Calendrier du 29 mars 2016
Paris Trade Seminar
Du 29/03/2016 de 14:30 à 16:00
Maison des Sciences économiques, salle du 6ème étage (106-112 boulevard de l'hôpital, 75013 Paris)
COUTTENIER Mathieu (ENS Lyon)
*This mine is mine! How minerals fuel conflicts in Africa
écrit avec N. Berman, D. Rohner and M. Thoenig
Applied Economics Lunch Seminar
Du 29/03/2016 de 12:30 à 13:30
Campus jourdan,Bâtiment G, Rez de chaussée, Salle 8
MARKEVICH Andrei (New Economic School; Hoover Institution Stanford University)

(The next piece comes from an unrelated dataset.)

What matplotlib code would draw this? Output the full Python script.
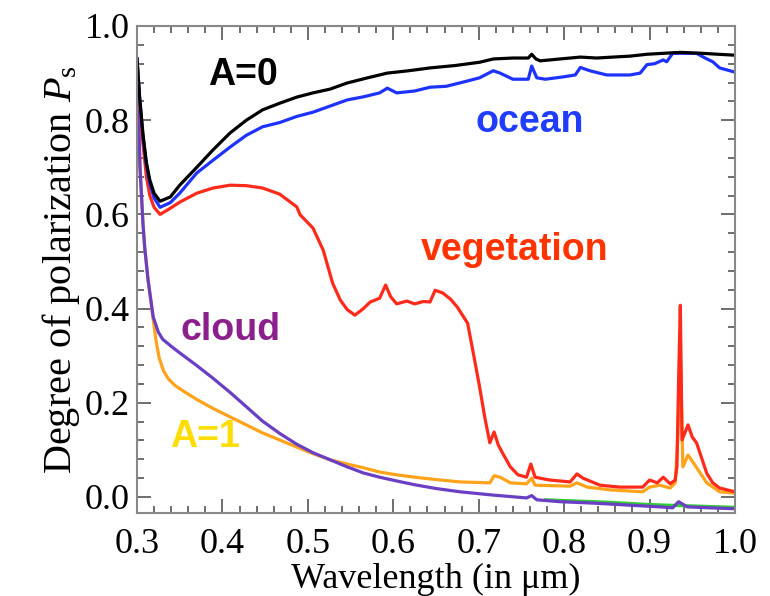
import numpy as np
import matplotlib
matplotlib.use('Agg')
import matplotlib.pyplot as plt
from matplotlib.ticker import MultipleLocator

plt.rcParams['font.family'] = 'Liberation Serif'
plt.rcParams['mathtext.fontset'] = 'custom'
plt.rcParams['mathtext.rm'] = 'Liberation Serif'
plt.rcParams['mathtext.it'] = 'Liberation Serif:italic'

# A=0 (black)
lam_a0 = [0.300, 0.303, 0.307, 0.311, 0.315, 0.320, 0.327, 0.339, 0.350, 0.370, 0.389,
          0.409, 0.428, 0.447, 0.467, 0.487, 0.506, 0.526, 0.546, 0.570, 0.593, 0.618,
          0.643, 0.672, 0.701, 0.717, 0.740, 0.758, 0.762, 0.767, 0.772, 0.795, 0.819,
          0.838, 0.857, 0.877, 0.897, 0.916, 0.936, 0.962, 0.980, 1.000]
p_a0 = [0.93, 0.85, 0.77, 0.71, 0.673, 0.645, 0.628, 0.637, 0.662, 0.70, 0.737,
        0.773, 0.80, 0.822, 0.836, 0.849, 0.858, 0.866, 0.879, 0.89, 0.90, 0.905,
        0.911, 0.916, 0.923, 0.93, 0.932, 0.932, 0.94, 0.93, 0.926, 0.93, 0.934,
        0.932, 0.934, 0.936, 0.94, 0.942, 0.944, 0.942, 0.94, 0.938]

# ocean (blue)
lam_ocean = [0.300, 0.303, 0.307, 0.311, 0.315, 0.320, 0.327, 0.339, 0.350, 0.370, 0.389,
             0.409, 0.428, 0.447, 0.467, 0.487, 0.506, 0.526, 0.546, 0.566, 0.584, 0.593,
             0.604, 0.625, 0.643, 0.662, 0.682, 0.701, 0.717, 0.725, 0.740, 0.758, 0.762,
             0.768, 0.778, 0.799, 0.813, 0.819, 0.830, 0.850, 0.877, 0.889, 0.897, 0.906,
             0.916, 0.920, 0.927, 0.955, 0.965, 0.974, 0.982, 1.000]
p_ocean = [0.93, 0.85, 0.765, 0.705, 0.665, 0.635, 0.615, 0.625, 0.645, 0.688, 0.715,
           0.743, 0.768, 0.786, 0.795, 0.808, 0.817, 0.83, 0.843, 0.85, 0.858, 0.868,
           0.858, 0.862, 0.87, 0.872, 0.881, 0.89, 0.905, 0.9, 0.887, 0.887, 0.915,
           0.89, 0.887, 0.892, 0.896, 0.912, 0.905, 0.896, 0.896, 0.90, 0.918, 0.92,
           0.928, 0.924, 0.942, 0.942, 0.932, 0.924, 0.911, 0.902]

# vegetation (red)
lam_veg = [0.300, 0.303, 0.307, 0.311, 0.315, 0.320, 0.327, 0.339, 0.350, 0.370, 0.389,
           0.409, 0.428, 0.447, 0.467, 0.487, 0.491, 0.506, 0.518, 0.529, 0.538, 0.546,
           0.555, 0.565, 0.573, 0.584, 0.591, 0.597, 0.604, 0.616, 0.625, 0.635, 0.643,
           0.649, 0.658, 0.667, 0.675, 0.687, 0.693, 0.701, 0.707, 0.713, 0.718, 0.723,
           0.728, 0.737, 0.746, 0.756, 0.761, 0.766, 0.783, 0.807, 0.815, 0.822, 0.842,
           0.865, 0.892, 0.900, 0.909, 0.916, 0.924, 0.930, 0.932, 0.934, 0.936, 0.938,
           0.945, 0.950, 0.955, 0.967, 0.974, 0.982, 1.000]
p_veg = [0.93, 0.84, 0.75, 0.68, 0.64, 0.615, 0.60, 0.613, 0.626, 0.645, 0.656,
         0.662, 0.661, 0.656, 0.643, 0.616, 0.599, 0.571, 0.524, 0.454, 0.418, 0.398,
         0.386, 0.40, 0.414, 0.422, 0.45, 0.425, 0.41, 0.416, 0.41, 0.415, 0.414,
         0.439, 0.433, 0.42, 0.403, 0.369, 0.312, 0.234, 0.17, 0.115, 0.138, 0.11,
         0.093, 0.064, 0.047, 0.042, 0.07, 0.042, 0.036, 0.032, 0.049, 0.04, 0.025,
         0.021, 0.021, 0.036, 0.03, 0.042, 0.028, 0.036, 0.064, 0.25, 0.407, 0.121,
         0.153, 0.127, 0.115, 0.05, 0.03, 0.019, 0.011]

# A=1 (orange)
lam_a1 = [0.300, 0.3035, 0.307, 0.309, 0.313, 0.318, 0.322, 0.326, 0.331, 0.337, 0.345,
          0.355, 0.370, 0.389, 0.409, 0.428, 0.447, 0.467, 0.487, 0.506, 0.526, 0.546,
          0.565, 0.584, 0.604, 0.625, 0.650, 0.678, 0.713, 0.718, 0.725, 0.737, 0.756,
          0.762, 0.766, 0.807, 0.815, 0.827, 0.854, 0.892, 0.900, 0.912, 0.924, 0.930,
          0.933, 0.936, 0.939, 0.945, 0.953, 0.967, 0.982, 1.000]
p_a1 = [0.93, 0.70, 0.58, 0.53, 0.46, 0.39, 0.335, 0.295, 0.268, 0.25, 0.236,
        0.224, 0.207, 0.188, 0.17, 0.153, 0.136, 0.121, 0.106, 0.092, 0.079, 0.07,
        0.062, 0.053, 0.047, 0.042, 0.037, 0.032, 0.03, 0.045, 0.042, 0.03, 0.028,
        0.04, 0.025, 0.023, 0.03, 0.021, 0.015, 0.011, 0.021, 0.025, 0.019, 0.03,
        0.12, 0.30, 0.064, 0.089, 0.068, 0.03, 0.011, 0.008]

# cloud (purple)
lam_cloud = [0.300, 0.3035, 0.307, 0.309, 0.313, 0.319, 0.325, 0.330, 0.340, 0.350, 0.370,
             0.389, 0.409, 0.429, 0.447, 0.467, 0.487, 0.506, 0.526, 0.546, 0.565, 0.584,
             0.604, 0.625, 0.650, 0.678, 0.717, 0.756, 0.762, 0.768, 0.795, 0.834, 0.873,
             0.912, 0.927, 0.934, 0.944, 0.970, 1.000]
p_cloud = [0.93, 0.70, 0.58, 0.53, 0.46, 0.382, 0.35, 0.335, 0.32, 0.306, 0.279,
           0.252, 0.222, 0.19, 0.161, 0.135, 0.112, 0.094, 0.079, 0.064, 0.051, 0.042,
           0.034, 0.026, 0.018, 0.011, 0.004, -0.002, 0.003, -0.006, -0.01, -0.013, -0.017,
           -0.021, -0.023, -0.01, -0.021, -0.023, -0.025]

# faint green line under the cloud curve
lam_green = [0.778, 0.850, 0.900, 0.930, 0.950, 1.000]
p_green = [-0.006, -0.011, -0.016, -0.018, -0.019, -0.022]

fig = plt.figure(figsize=(7.7, 5.96), dpi=100)
ax = fig.add_axes([137 / 770, 1 - 513 / 596, 598 / 770, 487 / 596])

lw = 2.3
ax.plot(lam_green, p_green, color='#33cc33', lw=lw)
ax.plot(lam_a1, p_a1, color='#ffa31a', lw=lw)
ax.plot(lam_cloud, p_cloud, color='#6a3fc4', lw=lw)
ax.plot(lam_veg, p_veg, color='#ff2a1a', lw=lw)
ax.plot(lam_ocean, p_ocean, color='#1e32ff', lw=lw)
ax.plot(lam_a0, p_a0, color='black', lw=lw)

ax.set_xlim(0.3, 1.0)
ax.set_ylim(-0.034, 1.0)
ax.xaxis.set_major_locator(MultipleLocator(0.1))
ax.xaxis.set_minor_locator(MultipleLocator(0.02))
ax.yaxis.set_major_locator(MultipleLocator(0.2))
ax.yaxis.set_minor_locator(MultipleLocator(0.04))
ax.xaxis.set_major_formatter(plt.FormatStrFormatter('%.1f'))
ax.yaxis.set_major_formatter(plt.FormatStrFormatter('%.1f'))
ax.tick_params(which='both', direction='in', top=True, right=True,
               color='#555555', width=1.2, labelsize=26)
ax.tick_params(which='major', length=10, pad=5)
ax.tick_params(which='minor', length=5)
ax.tick_params(axis='x', which='major', pad=11)
for s in ax.spines.values():
    s.set_color('#888888')
    s.set_linewidth(1.5)

ax.set_xlabel('Wavelength (in μm)', fontsize=26, labelpad=1)
ax.set_ylabel('Degree of polarization $P_\\mathrm{s}$', fontsize=29, labelpad=2)

sans = dict(family='Liberation Sans', weight='bold', ha='center', va='center')
ax.text(0.424, 0.896, 'A=0', color='black', fontsize=27, **sans)
ax.text(0.76, 0.796, 'ocean', color='#1f3cff', fontsize=27, **sans)
ax.text(0.742, 0.524, 'vegetation', color='#ff3300', fontsize=27, **sans)
ax.text(0.409, 0.355, 'cloud', color='#8b1f8b', fontsize=27, **sans)
ax.text(0.38, 0.127, 'A=1', color='#ffdd00', fontsize=27, **sans)

fig.savefig('out.png', dpi=100)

The Economic Effects of the Abolition of Serfdom: Evidence from the Russian Empire
écrit avec Ekaterina Zhuravskaya (PSE)
We document a very large increase in agricultural productivity, peasants’ living standards, and industrial development in late 19th century Imperial Russia as a result of the abolition of serfdom in 1861. A counterfactual exercise shows that if serfs were freed in 1820, by 1913 Russia would have been more than one-and-a-half times richer, compared to what it actually was. We construct a novel province-level panel dataset of development outcomes, and conduct a difference-in differences analysis of the effects of the abolition of serfdom, relying on cross-sectional variation in the shares of serfs and the timing of the different stages of reform, controlling for unobserved variation across provinces and over time, as well as province-specific development trends. We disentangle the two stages of the abolition of serfdom: the emancipation of serfs and the subsequent land reform. We show that, in contrast to the large positive effect of emancipation, land reform negatively affected agricultural productivity. We provide evidence that a shift to more marketable crops from traditional non-marketable crops is the main mechanism behind the positive effect of emancipation, and the increase in the power of re-partition peasant communes is the main mechanism behind the negative effect of land reform.